Write the following phrases and then continue on with them. Sometimes just by writing things down you will become aware of the things that really are on your mind, but you haven't taken the time to think about them because you're so busy with the past or the future to tend to them. Because mindfulness means that you will become intentionally aware of things in your life, you will be intentionally noticing your experiences and how you are reacting to them. Use these phrases as many times as you need to get as many of your thoughts, fears, and anxieties out as possible.

I fear…

I believe…

I want…

I wish…

I think…

As you write, remember that mindfulness is, at its simplest level, paying attention to your life as it happens to you. It gives you the opportunity to stop and "smell the roses" or to notice something beautiful or touching without rushing past it without noticing.

Ways of Being Aware

Because we are taught to be productive every minute of every day, we think that by noticing our breath we have to think about our breath. Or to notice your thinking as meaning you should haven't have any other thoughts than your breathing or pose or posture you may assume if you are practicing a form of meditation.
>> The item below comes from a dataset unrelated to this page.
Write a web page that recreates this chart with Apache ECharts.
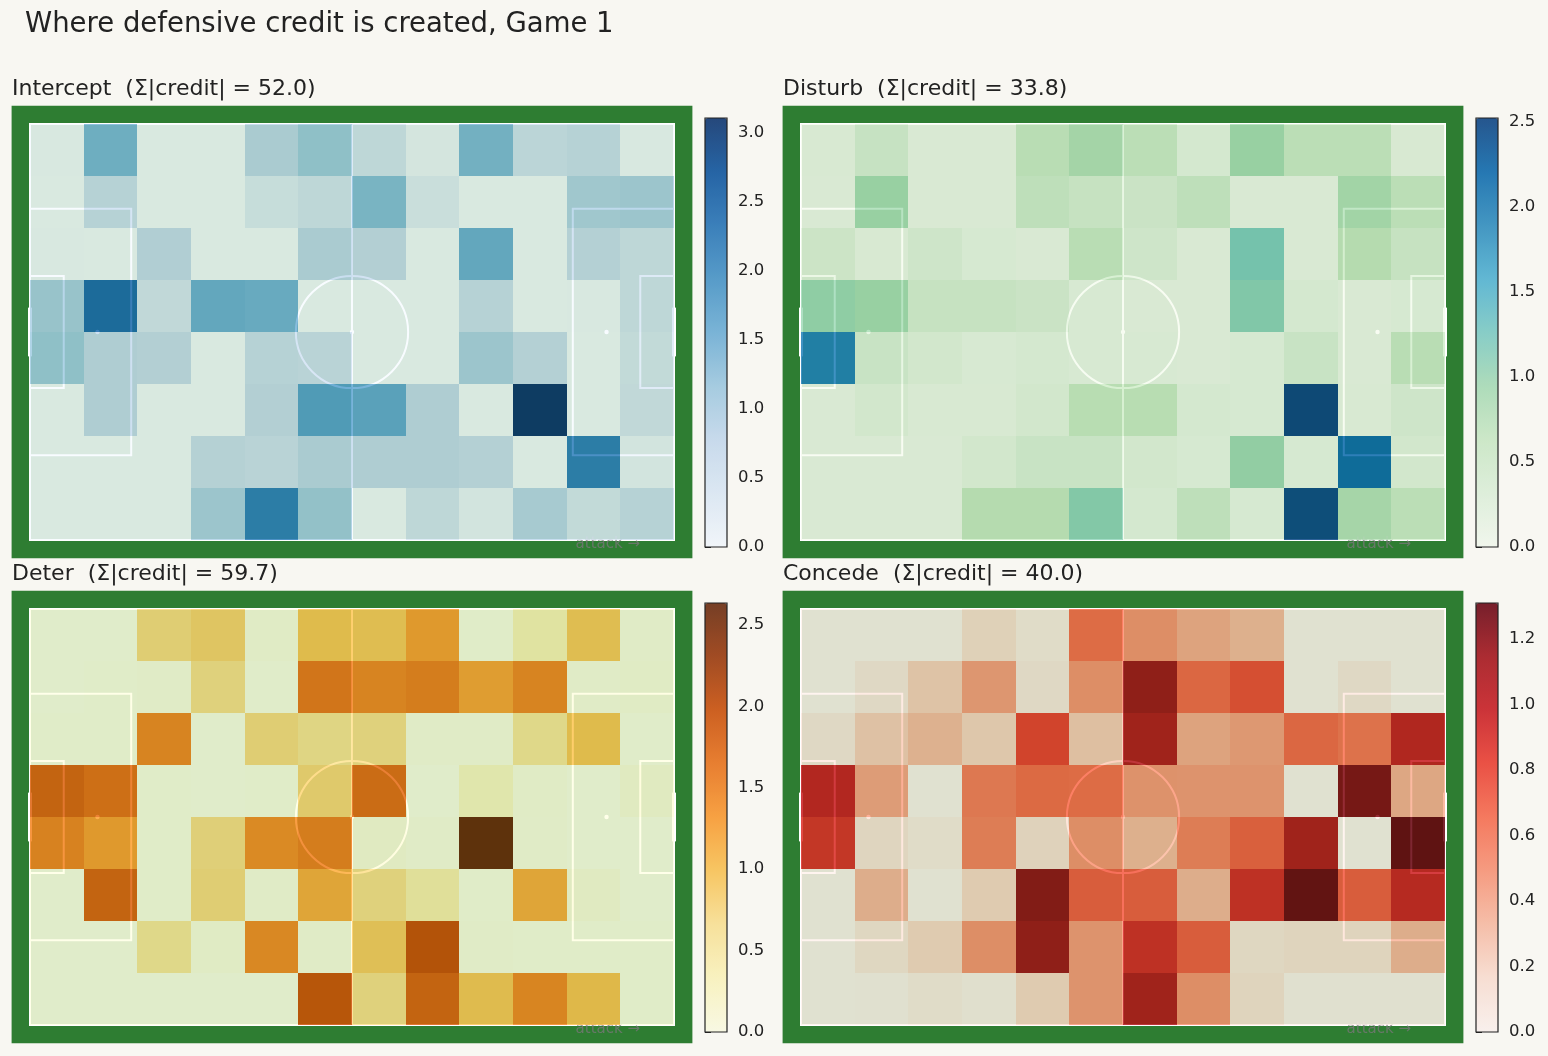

The idea is to observe. To observe your breath as it goes in and out as a way of focusing. To notice your thinking, just to be aware of your thoughts and then deciding what you want to do with the thoughts. This allows you to be in control rather than allowing your thoughts to hijack your brain and take off running full tilt in a direction you never intended. For example, if you're working on a mindfulness practice of practicing calm breathing, then as soon as you notice that you're thinking of things other than your breath, you choose to bring your thoughts back to your breathing.

Mindfulness can be as simple as noticing your response to a thought or to an idea, becoming curious about it rather than being judgmental about it. As children we were taught that certain thoughts were bad and other thoughts were good, we learned judgment at a very young age. In mindfulness we learn acceptance, to be kind and gentle with ourselves.

Mindfulness is not a place at which you arrive, it is not a destination. It is a way of being. Mindfulness is the journey.